Gould’s mother died in 1841, when he was but five years old. His father died in 1866, and some years ago their distinguished son erected over their graves a handsome monument in the village cemetery. The elder Gould had a farm of about one hundred and fifty acres, and was esteemed by his neighbors as a worthy citizen. The house in which Jay was born and spent his boyhood is described as a “two-story, box-like frame building covered with a coating of white paint.” In July, 1880, Jay Gould visited his birth-place and also Hobart, where he went to school. He used to walk the entire distance to school every Monday morning, returning Saturdays. He was enthusiastically received by the inhabitants at the time of his visit, as the most noted man ever born in that region. When he visited the old house, it is to be wondered if he recalled the first instance in which he ever showed a combative spirit of bravery. It was during the Anti-rent War, when a party of anti-renters visited his father’s house to compel him to cease paying rent, John B. Gould and a neighbor, Hiram Moore, belonging to the conservative farmers, known as “high-renters.” The “rebels” were masked and in bad temper, but John B. Gould stood out stoutly for his rights, while ten-year-old Jay, who stood in the doorway at his side, urged his father to shoot his assailants down. John B., like the son in manhood, was small of stature, and had the additional misfortune of having one leg shorter than the other, but he probably inherited some of the rugged qualities of grim Captain Abram, and these were likely to be accentuated by the struggle for existence in the rough sterile country of their habitation. The vigilance committee, at any rate, left the little man unharmed, though they promptly proceeded to tar and feather his neighbor, Hiram Moore.
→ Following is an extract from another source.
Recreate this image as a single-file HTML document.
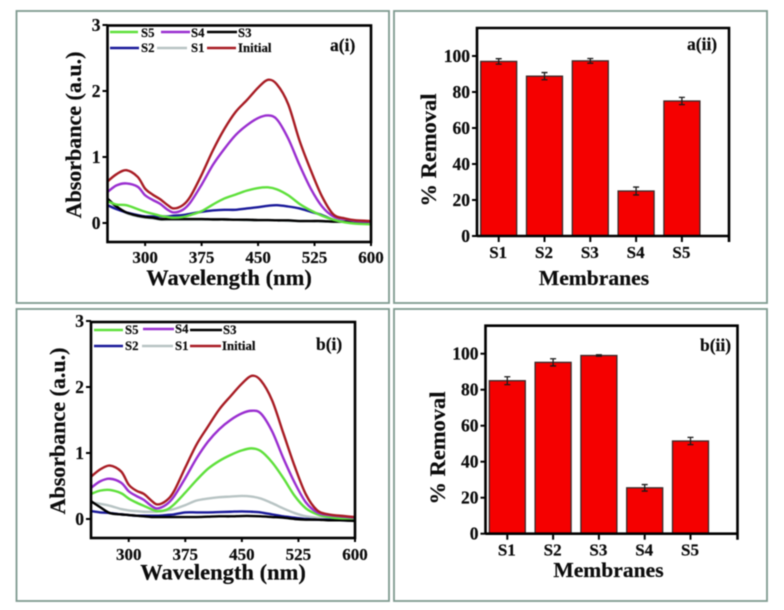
<!DOCTYPE html>
<html lang="en">
<head>
<meta charset="utf-8">
<title>Absorbance spectra and removal percentages</title>
<style>
html,body{margin:0;padding:0;background:#fff;}
svg{display:block;filter:blur(0.45px);}
text{font-family:"Liberation Serif",serif;font-weight:bold;fill:#0c0c0c;stroke:#0c0c0c;stroke-width:0.2px;}
.lg{font-size:12.8px;}
.tag{font-size:17.5px;}
.ttl{font-size:22px;}
</style>
</head>
<body>
<svg id="fig" width="784" height="610" viewBox="0 0 784 610" xmlns="http://www.w3.org/2000/svg">
<rect width="784" height="610" fill="#fff"/>
<g fill="none" stroke="#7f9a90" stroke-width="1.8">
<rect x="16.5" y="11" width="372.5" height="292"/>
<rect x="394" y="11" width="373" height="292"/>
<rect x="16.5" y="309" width="372.5" height="292"/>
<rect x="394" y="309" width="373" height="292"/>
</g>
<g id="a1"></g>
<g id="a2"></g>
<g id="b1"></g>
<g id="b2"></g>

<text class="tag" x="330" y="51">a(i)</text>
<text class="tag" x="687" y="50">a(ii)</text>
<text class="tag" x="316" y="350">b(i)</text>
<text class="tag" x="700" y="351">b(ii)</text>

<text class="ttl" x="229" y="285" text-anchor="middle" style="font-size:22.5px">Wavelength (nm)</text>
<text class="ttl" transform="translate(81,135) rotate(-90)" text-anchor="middle">Absorbance (a.u.)</text>
<text class="ttl" x="594" y="285" text-anchor="middle" style="font-size:21.6px">Membranes</text>
<text class="ttl" transform="translate(436,150) rotate(-90)" text-anchor="middle" style="font-size:22.5px">% Removal</text>
<text class="ttl" x="223" y="579.5" text-anchor="middle" style="font-size:22.5px">Wavelength (nm)</text>
<text class="ttl" transform="translate(65,431) rotate(-90)" text-anchor="middle">Absorbance (a.u.)</text>
<text class="ttl" x="608.5" y="577" text-anchor="middle" style="font-size:21.6px">Membranes</text>
<text class="ttl" transform="translate(445,448) rotate(-90)" text-anchor="middle" style="font-size:22.5px">% Removal</text>

<g>
<g stroke-width="2.6" fill="none">
<line x1="110" x2="138" y1="32" y2="32" stroke="#5fe03c"/>
<line x1="161" x2="190" y1="32" y2="32" stroke="#9a2fd0"/>
<line x1="207" x2="237" y1="32" y2="32" stroke="#000"/>
<line x1="110" x2="139" y1="48" y2="48" stroke="#1a1a9a"/>
<line x1="157" x2="187" y1="48" y2="48" stroke="#b8c4c4"/>
<line x1="207" x2="236" y1="48" y2="48" stroke="#a81c24"/>
</g>
<text class="lg" x="141" y="37">S5</text>
<text class="lg" x="191" y="37">S4</text>
<text class="lg" x="238" y="37">S3</text>
<text class="lg" x="141" y="52">S2</text>
<text class="lg" x="191" y="52">S1</text>
<text class="lg" x="238" y="52">Initial</text>
</g>

<g>
<g stroke-width="2.6" fill="none">
<line x1="94" x2="123" y1="330" y2="330" stroke="#5fe03c"/>
<line x1="143" x2="174" y1="329" y2="329" stroke="#9a2fd0"/>
<line x1="190" x2="222" y1="330" y2="330" stroke="#000"/>
<line x1="94" x2="123" y1="346" y2="346" stroke="#1a1a9a"/>
<line x1="142" x2="173" y1="346" y2="346" stroke="#b8c4c4"/>
<line x1="190" x2="221" y1="346" y2="346" stroke="#a81c24"/>
</g>
<text class="lg" x="125" y="334">S5</text>
<text class="lg" x="175" y="333">S4</text>
<text class="lg" x="223" y="334">S3</text>
<text class="lg" x="125" y="350">S2</text>
<text class="lg" x="175" y="350">S1</text>
<text class="lg" x="222" y="350">Initial</text>
</g>
</svg>

<script>
const wavelengths = [250,262,275,290,300,310,320,330,338,350,360,375,390,405,420,435,450,463,475,490,505,520,535,550,565,580,600];
const seriesNames = ["s1","s2","s3","s5","s4","initial"];
const seriesColors = ["#b8c4c4","#1a1a9a","#000000","#5fe03c","#9a2fd0","#a81c24"];

const aS1 = [.35,.24,.15,.10,.08,.07,.05,.05,.05,.05,.05,.05,.05,.05,.05,.04,.04,.04,.04,.03,.03,.03,.02,.02,.02,.02,.02];
const aS2 = [.27,.21,.16,.12,.10,.10,.10,.10,.11,.12,.14,.17,.19,.20,.20,.22,.24,.26,.27,.25,.22,.17,.12,.05,.02,.02,.02];
const aS3 = [.37,.25,.16,.11,.09,.08,.06,.06,.06,.06,.06,.06,.055,.055,.05,.05,.045,.045,.04,.04,.03,.03,.03,.02,.02,.02,.02];
const aS4 = [.47,.57,.60,.55,.42,.35,.29,.20,.16,.20,.31,.58,.88,1.12,1.33,1.48,1.59,1.63,1.57,1.28,.88,.52,.25,.10,.06,.03,.02];
const aS5 = [.33,.28,.27,.21,.17,.14,.11,.09,.08,.09,.12,.18,.28,.37,.43,.49,.53,.54,.51,.42,.29,.19,.11,.05,.01,-.01,-.02];
const aInitial = [.63,.74,.80,.70,.52,.43,.36,.27,.22,.27,.40,.73,1.10,1.42,1.68,1.86,2.05,2.17,2.10,1.80,1.25,.80,.40,.13,.07,.04,.03];

const bS1 = [.25,.23,.20,.15,.13,.12,.11,.11,.11,.13,.15,.21,.28,.31,.33,.34,.35,.34,.31,.24,.16,.09,.04,.02,.01,-.01,-.02];
const bS2 = [.12,.10,.09,.07,.06,.05,.05,.05,.05,.06,.07,.10,.10,.10,.105,.11,.115,.11,.10,.07,.04,.02,0,-.01,-.01,-.02,-.02];
const bS3 = [.27,.18,.09,.07,.06,.05,.04,.03,.03,.03,.03,.03,.03,.035,.04,.04,.045,.045,.04,.03,.02,0,-.01,-.01,-.02,-.02,-.03];
const bS4 = [.47,.57,.61,.55,.42,.35,.29,.20,.16,.22,.34,.62,.92,1.17,1.36,1.50,1.60,1.64,1.60,1.33,.92,.55,.25,.10,.06,.04,.02];
const bS5 = [.38,.43,.44,.39,.31,.25,.20,.15,.12,.14,.22,.40,.59,.76,.88,.97,1.04,1.07,1.03,.86,.62,.35,.16,.07,.03,.01,.01];
const bInitial = [.64,.75,.81,.72,.52,.43,.38,.28,.22,.28,.42,.78,1.13,1.40,1.66,1.86,2.05,2.17,2.10,1.80,1.30,.80,.37,.13,.07,.05,.03];

const xTickValues = [300,375,450,525,600];
const yTickValues = [0,1,2,3];
const membranes = ["S1","S2","S3","S4","S5"];
const removalTicks = [0,20,40,60,80,100];
const aRemoval = [97,88.8,97.3,25,75];
const aRemovalErr = [1.5,2,1.3,2.2,2];
const bRemoval = [85,95.2,99,25.5,51.5];
const bRemovalErr = [2.2,2,0.4,1.8,2];

const NS = "http://www.w3.org/2000/svg";
function make(parent, tag, attrs, txt) {
  const el = document.createElementNS(NS, tag);
  for (const k in attrs) el.setAttribute(k, attrs[k]);
  if (txt !== undefined) el.textContent = txt;
  parent.appendChild(el);
  return el;
}
function smoothPath(pts) {
  let d = "M" + pts[0][0].toFixed(2) + " " + pts[0][1].toFixed(2);
  for (let i = 0; i < pts.length - 1; i++) {
    const p0 = pts[Math.max(i - 1, 0)], p1 = pts[i], p2 = pts[i + 1], p3 = pts[Math.min(i + 2, pts.length - 1)];
    const c1x = p1[0] + (p2[0] - p0[0]) / 6, c1y = p1[1] + (p2[1] - p0[1]) / 6;
    const c2x = p2[0] - (p3[0] - p1[0]) / 6, c2y = p2[1] - (p3[1] - p1[1]) / 6;
    d += "C" + c1x.toFixed(2) + " " + c1y.toFixed(2) + " " + c2x.toFixed(2) + " " + c2y.toFixed(2) + " " + p2[0].toFixed(2) + " " + p2[1].toFixed(2);
  }
  return d;
}

function drawSpectrum(root, box, seriesValues) {
  const xScale = w => box.left + (w - 250) / 350 * (box.right - box.left);
  const yScale = v => box.zero - v * box.unit;
  seriesValues.forEach((vals, i) => {
    const line = make(root, "path", {d: smoothPath(vals.map((v, j) => [xScale(wavelengths[j]), yScale(v)])), fill: "none", stroke: seriesColors[i], "stroke-width": 2.4, "stroke-linejoin": "round"});
    
    
  });
  const frame = make(root, "rect", {x: box.left, y: box.top, width: box.right - box.left, height: box.bottom - box.top, fill: "none", stroke: "#000", "stroke-width": 2.6});
  
  
  xTickValues.forEach(t => {
    const x = xScale(t);
    const tick = make(root, "line", {x1: x, x2: x, y1: box.bottom, y2: box.bottom + 4, stroke: "#000", "stroke-width": 2});
    
    
    const label = make(root, "text", {x: x, y: box.bottom + box.labelGap, "text-anchor": "middle", style: "font-size:17px"}, t);
    
    
  });
  yTickValues.forEach(t => {
    const y = yScale(t);
    const tick = make(root, "line", {x1: box.left - 5, x2: box.left, y1: y, y2: y, stroke: "#000", "stroke-width": 2});
    
    
    const label = make(root, "text", {x: box.left - 7, y: y + 6, "text-anchor": "end", style: "font-size:17.5px"}, t);
    
    
  });
}

function drawBars(root, box, values, errors) {
  const xScale = i => box.firstBar + i * 45.8;
  const yScale = v => box.bottom - v * 1.8;
  values.forEach((v, i) => {
    const x = xScale(i), y = yScale(v);
    const bar = make(root, "rect", {x: x - 18, y: y, width: 36, height: box.bottom - y, fill: "#f50000", stroke: "#3a2a2a", "stroke-width": 1.3});
    
    
    const hi = yScale(v + errors[i]), lo = yScale(v - errors[i]);
    const err = make(root, "path", {d: "M" + (x - 3) + " " + hi + "H" + (x + 3) + "M" + x + " " + hi + "V" + lo + "M" + (x - 3) + " " + lo + "H" + (x + 3), fill: "none", stroke: "#1a1a1a", "stroke-width": 1.3});
    
    
    const tick = make(root, "line", {x1: x, x2: x, y1: box.bottom, y2: box.bottom + 6, stroke: "#000", "stroke-width": 2});
    
    
    const label = make(root, "text", {x: x - 0.5, y: box.bottom + 22, "text-anchor": "middle", style: "font-size:17px"}, membranes[i]);
    
    
  });
  const frame = make(root, "path", {d: "M" + box.left + " " + box.bottom + "V" + box.top + "H" + box.right + "V" + (box.bottom + 6) + "M" + box.left + " " + box.bottom + "H" + box.right, fill: "none", stroke: "#000", "stroke-width": 2.6});
  
  
  removalTicks.forEach(t => {
    const y = yScale(t);
    const tick = make(root, "line", {x1: box.left - 5, x2: box.left, y1: y, y2: y, stroke: "#000", "stroke-width": 2});
    
    
    const label = make(root, "text", {x: box.left - 7, y: y + 6, "text-anchor": "end", style: "font-size:17.5px"}, t);
    
    
  });
}

drawSpectrum(document.getElementById("a1"), {left: 107.5, right: 371, top: 25.5, bottom: 242, zero: 223, unit: 66, labelGap: 21}, [aS1, aS2, aS3, aS5, aS4, aInitial]);
drawSpectrum(document.getElementById("b1"), {left: 91, right: 355, top: 322, bottom: 538, zero: 519, unit: 66, labelGap: 22}, [bS1, bS2, bS3, bS5, bS4, bInitial]);
drawBars(document.getElementById("a2"), {left: 477, right: 729, top: 28, bottom: 236, firstBar: 498.7}, aRemoval, aRemovalErr);
drawBars(document.getElementById("b2"), {left: 485.5, right: 737.5, top: 325.7, bottom: 533.7, firstBar: 507.3}, bRemoval, bRemovalErr);
</script>
</body>
</html>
These anti-rent troubles were caused by the refusal of the occupants of certain large tracts of land in Delaware and adjacent counties, to pay an annual rental to persons who claimed to have purchased the land from the Indians. Such rentals had been paid with a fair degree of regularity up to 1844, when the farmers rebelled, declaring that the exactions were oppressive and unlawful. In some cases the rent exacted had consisted of so many bushels of wheat, a certain number of fowls or a few days’ labor per year. In other cases cash payments were demanded.
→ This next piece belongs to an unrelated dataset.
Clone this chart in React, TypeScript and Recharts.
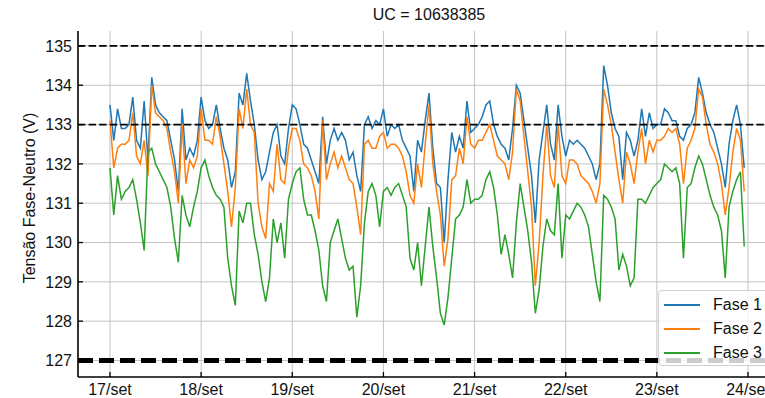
import React from "react";
import {
  LineChart,
  Line,
  XAxis,
  YAxis,
  CartesianGrid,
  ReferenceLine,
  Legend,
} from "recharts";

// Hourly phase-to-neutral voltage (V), starting 17/set 00:00
const fase1 = [
  133.5, 132.6, 133.4, 132.9, 132.9, 133.0, 133.7, 132.6, 132.4, 133.6, 132.1, 134.2, 133.5, 133.3, 133.2, 133.1, 132.6, 132.1, 131.3, 133.4, 132.1, 132.4, 132.2, 132.6,
  133.7, 133.1, 132.9, 133.0, 133.5, 132.9, 132.4, 132.1, 131.4, 131.8, 133.8, 133.5, 134.3, 133.6, 133.0, 132.1, 131.6, 131.8, 132.3, 132.8, 133.0, 132.2, 132.0, 132.9,
  133.5, 133.4, 133.0, 132.5, 132.4, 132.1, 131.8, 131.5, 133.2, 132.0, 132.6, 132.9, 132.6, 132.8, 132.6, 132.1, 132.3, 131.7, 131.3, 133.0, 133.2, 132.9, 133.1, 133.0,
  133.4, 132.7, 133.0, 132.9, 133.0, 132.6, 132.4, 132.2, 131.3, 132.6, 132.3, 133.1, 133.8, 132.4, 131.5, 131.4, 130.0, 131.6, 132.8, 132.3, 132.7, 132.4, 133.6, 132.8,
  132.9, 133.0, 133.2, 133.5, 133.6, 133.0, 132.7, 132.5, 132.4, 132.1, 132.9, 134.0, 133.8, 133.1, 132.4, 131.7, 130.5, 132.1, 132.8, 133.5, 132.5, 132.1, 133.5, 132.7,
  132.2, 132.6, 132.5, 132.6, 132.5, 132.4, 132.2, 132.0, 131.6, 132.0, 134.5, 134.0, 133.3, 132.9, 132.7, 131.6, 132.8, 132.6, 132.2, 132.6, 133.4, 132.7, 133.3, 132.9,
  133.0, 133.0, 133.4, 133.3, 133.1, 133.1, 132.7, 132.6, 132.9, 133.0, 133.3, 134.2, 133.8, 133.3, 133.0, 132.8, 132.4, 132.0, 131.4, 132.5, 133.1, 133.5, 133.0, 131.9,
];

const fase2 = [
  133.1, 131.9, 132.4, 132.5, 132.5, 132.6, 133.3, 132.2, 132.0, 132.6, 131.7, 134.0, 133.3, 133.2, 133.1, 132.9, 132.3, 131.8, 131.0, 133.0, 131.5, 132.1, 131.9, 132.2,
  133.4, 132.6, 132.6, 132.5, 133.2, 132.7, 132.0, 131.3, 130.4, 131.4, 133.4, 132.9, 133.9, 133.0, 132.8, 131.0, 130.4, 130.1, 131.5, 131.3, 132.5, 131.6, 131.5, 132.4,
  132.9, 132.9, 132.6, 132.0, 131.9, 131.7, 131.3, 130.6, 133.1, 131.6, 132.0, 132.3, 131.9, 132.2, 131.9, 131.6, 131.5, 130.9, 130.2, 132.5, 132.6, 132.4, 132.4, 132.7,
  132.8, 132.4, 132.5, 132.5, 132.4, 132.2, 131.8, 131.2, 131.0, 132.0, 131.4, 132.5, 133.5, 132.0, 131.3, 130.7, 129.4, 130.1, 131.6, 131.7, 132.4, 132.0, 133.2, 132.5,
  132.4, 132.6, 132.6, 132.8, 133.0, 132.6, 132.2, 132.1, 132.0, 131.6, 132.3, 133.9, 133.6, 132.7, 131.8, 130.9, 128.9, 130.0, 131.7, 133.0, 131.7, 131.4, 133.0, 131.7,
  131.5, 132.1, 132.1, 132.0, 131.7, 131.6, 131.5, 131.3, 131.0, 131.5, 133.9, 133.5, 133.0, 132.3, 131.6, 131.0, 132.3, 132.0, 131.5, 132.3, 132.9, 132.0, 132.6, 132.3,
  132.6, 132.6, 132.7, 132.9, 132.8, 132.9, 132.5, 131.5, 132.4, 132.6, 132.9, 133.9, 133.7, 133.0, 132.5, 132.3, 132.0, 131.5, 130.7, 131.4, 132.3, 132.9, 132.6, 131.3,
];

const fase3 = [
  131.9, 130.7, 131.7, 131.1, 131.3, 131.4, 131.6, 131.1, 130.5, 129.8, 132.3, 132.4, 132.0, 131.8, 131.6, 131.4, 130.9, 130.1, 129.5, 131.2, 130.7, 130.4, 130.9, 131.3,
  131.9, 132.1, 131.7, 131.4, 131.2, 131.1, 130.9, 129.6, 128.9, 128.4, 130.8, 130.5, 131.0, 131.0, 130.2, 129.7, 129.0, 128.5, 129.1, 130.6, 130.0, 130.5, 129.6, 131.1,
  131.5, 131.8, 131.9, 131.1, 130.7, 130.7, 130.3, 129.8, 128.9, 128.5, 130.0, 130.3, 130.6, 130.1, 129.6, 129.3, 129.4, 128.1, 128.9, 130.5, 131.3, 131.5, 131.2, 130.4,
  131.3, 131.4, 131.2, 131.4, 131.5, 131.2, 130.9, 129.6, 129.3, 130.0, 128.9, 129.9, 130.9, 129.9, 129.1, 128.2, 127.9, 128.6, 129.6, 130.6, 130.7, 130.9, 131.6, 131.0,
  131.1, 131.1, 131.2, 131.6, 131.8, 131.4, 130.7, 129.7, 130.2, 129.7, 129.1, 130.5, 131.5, 130.9, 130.3, 129.5, 128.2, 128.8, 129.9, 130.6, 130.3, 130.2, 131.5, 129.6,
  130.7, 130.6, 130.8, 131.0, 130.9, 130.7, 130.4, 129.7, 129.0, 128.5, 131.2, 131.1, 130.9, 130.6, 129.3, 129.7, 129.4, 128.9, 129.1, 131.1, 131.1, 131.0, 131.2, 131.4,
  131.5, 131.6, 132.0, 131.9, 131.8, 131.9, 131.5, 129.6, 131.4, 131.5, 131.9, 132.2, 132.0, 131.6, 131.2, 130.9, 130.7, 130.3, 129.1, 130.9, 131.3, 131.6, 131.8, 129.9,
];

// Day ticks (hours since 17/set 00:00) and their labels
const xTicks = [0, 24, 48, 72, 96, 120, 144, 168];
const xLabels = ["17/set", "18/set", "19/set", "20/set", "21/set", "22/set", "23/set", "24/set"];
const yTicks = [127, 128, 129, 130, 131, 132, 133, 134, 135];

// Limit lines (V)
const upperLimit = 135;
const warnLimit = 133;
const lowerLimit = 127;

const seriesNames = ["Fase 1", "Fase 2", "Fase 3"];
const seriesColors = ["#1f77b4", "#ff7f0e", "#2ca02c"];

const rows = fase1.map((v, i) => ({ t: i, f1: v, f2: fase2[i], f3: fase3[i] }));

const FONT = '"Liberation Sans", Arial, Helvetica, sans-serif';
const TEXT = "#111";
const GRID = "#c4c4c4";

const XTick = (props: any) => {
  const { x, y, payload } = props;
  const idx = xTicks.indexOf(payload.value);
  return (
    <g>
      <line x1={x} x2={x} y1={y - 7} y2={y - 12} stroke="#000" strokeWidth={1.3} />
      <text x={x} y={y} dy="0.71em" textAnchor="middle" fontFamily={FONT} fontSize={16} fill={TEXT}>
        {idx >= 0 ? xLabels[idx] : ""}
      </text>
    </g>
  );
};

const YTick = (props: any) => {
  const { x, y, payload } = props;
  return (
    <g>
      <line x1={x + 6} x2={x + 11} y1={y} y2={y} stroke="#000" strokeWidth={1.3} />
      <text x={x} y={y} dy="0.36em" textAnchor="end" fontFamily={FONT} fontSize={16} fill={TEXT}>
        {payload.value}
      </text>
    </g>
  );
};

const LegendBox = (props: any) => {
  const items = (props.payload || []) as any[];
  return (
    <div
      style={{
        position: "relative",
        width: 120,
        height: 76,
        boxSizing: "border-box",
        background: "rgba(255,255,255,0.8)",
        border: "1px solid #d0d0d0",
        borderRadius: 4,
        fontFamily: FONT,
        fontSize: 16,
        color: TEXT,
      }}
    >
      {items.map((it, i) => (
        <div
          key={it.value}
          style={{ position: "absolute", left: 0, top: 2 + i * 24, height: 24, display: "flex", alignItems: "center" }}
        >
          <span style={{ display: "inline-block", marginLeft: 5, width: 36, height: 2, background: it.color }} />
          <span style={{ marginLeft: 13, lineHeight: "24px", whiteSpace: "nowrap" }}>{it.value}</span>
        </div>
      ))}
    </div>
  );
};

export default function App() {
  return (
    <div
      style={{
        position: "absolute",
        left: 0,
        top: 0,
        width: 765,
        height: 398,
        overflow: "hidden",
        background: "#fff",
      }}
    >
      <LineChart width={800} height={398} data={rows} margin={{ top: 31, right: 20, bottom: 0, left: 0 }}>
        <CartesianGrid
          stroke={GRID}
          strokeOpacity={1}
          strokeWidth={1}
          fill="none"
          horizontalValues={yTicks}
          verticalValues={xTicks}
        />
        <XAxis
          dataKey="t"
          type="number"
          domain={[-8.42, 176.42]}
          ticks={xTicks}
          interval={0}
          allowDataOverflow
          height={21}
          tickSize={0}
          tickMargin={7}
          tickLine={false}
          tick={<XTick />}
          axisLine={{ stroke: "#000", strokeWidth: 1.6 }}
        />
        <XAxis
          xAxisId="top"
          orientation="top"
          dataKey="t"
          type="number"
          domain={[-8.42, 176.42]}
          allowDataOverflow
          height={0}
          tick={false}
          tickLine={false}
          axisLine={{ stroke: "#000", strokeWidth: 1.6 }}
        />
        <YAxis
          type="number"
          domain={[126.58, 135.38]}
          ticks={yTicks}
          interval={0}
          allowDataOverflow
          width={78}
          tickSize={0}
          tickMargin={6}
          tickLine={false}
          tick={<YTick />}
          axisLine={{ stroke: "#000", strokeWidth: 1.6 }}
        />
        <Line type="linear" dataKey="f1" name={seriesNames[0]} stroke={seriesColors[0]} strokeWidth={1.5} dot={false} activeDot={false} isAnimationActive={false} />
        <Line type="linear" dataKey="f2" name={seriesNames[1]} stroke={seriesColors[1]} strokeWidth={1.5} dot={false} activeDot={false} isAnimationActive={false} />
        <Line type="linear" dataKey="f3" name={seriesNames[2]} stroke={seriesColors[2]} strokeWidth={1.5} dot={false} activeDot={false} isAnimationActive={false} />
        <ReferenceLine y={upperLimit} stroke="#000" strokeWidth={1.8} strokeDasharray="7.4 3.2" />
        <ReferenceLine y={warnLimit} stroke="#000" strokeWidth={1.8} strokeDasharray="7.4 3.2" />
        <ReferenceLine y={lowerLimit} stroke="#000" strokeWidth={5} strokeDasharray="15 6" />
        <Legend
          layout="vertical"
          align="center"
          verticalAlign="middle"
          wrapperStyle={{ left: 658, top: 290, width: 120, height: 76 }}
          content={<LegendBox />}
        />
      </LineChart>
      <svg
        width={765}
        height={398}
        style={{ position: "absolute", left: 0, top: 0, pointerEvents: "none" }}
      >
        <text x={429} y={20} textAnchor="middle" fontFamily={FONT} fontSize={16} fill={TEXT}>
          UC = 10638385
        </text>
        <text
          transform="translate(34.5,198) rotate(-90)"
          textAnchor="middle"
          fontFamily={FONT}
          fontSize={16}
          fill={TEXT}
        >
          Tensão Fase-Neutro (V)
        </text>
      </svg>
    </div>
  );
}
Secret organizations were formed in Delaware county, and some of the aggressive movements were particularly directed toward John B. Gould, who declined to join the anti-rent party. The officers of the law were resisted in their attempts to levy on or sell property for non-payment of rent. The anti-rent men claimed that the land really belonged to the Indians, and they armed themselves and went about the country disguised as Indians. They carried tomahawks and applied tar and feathers to several men whom they accused of persecuting them. Mr. Gould had in his possession for many years one of the tomahawks that was brandished by the Roxbury “Indians,” and he could readily recall the events that preceded and followed the battle of Shacksville, in which a body of armed anti-renters, in resisting a sheriff’s posse, killed several men. Gov. Silas Wright was then obliged to declare several counties in a state of insurrection and many arrests were made. The state authorities overcame armed resistance, but the anti-rent men carried their grievance into politics and succeeded in electing John Young for Governor over Silas Wright.

Mr. Gould used to tell his intimate friends that whatever nerve he possessed he inherited from his father.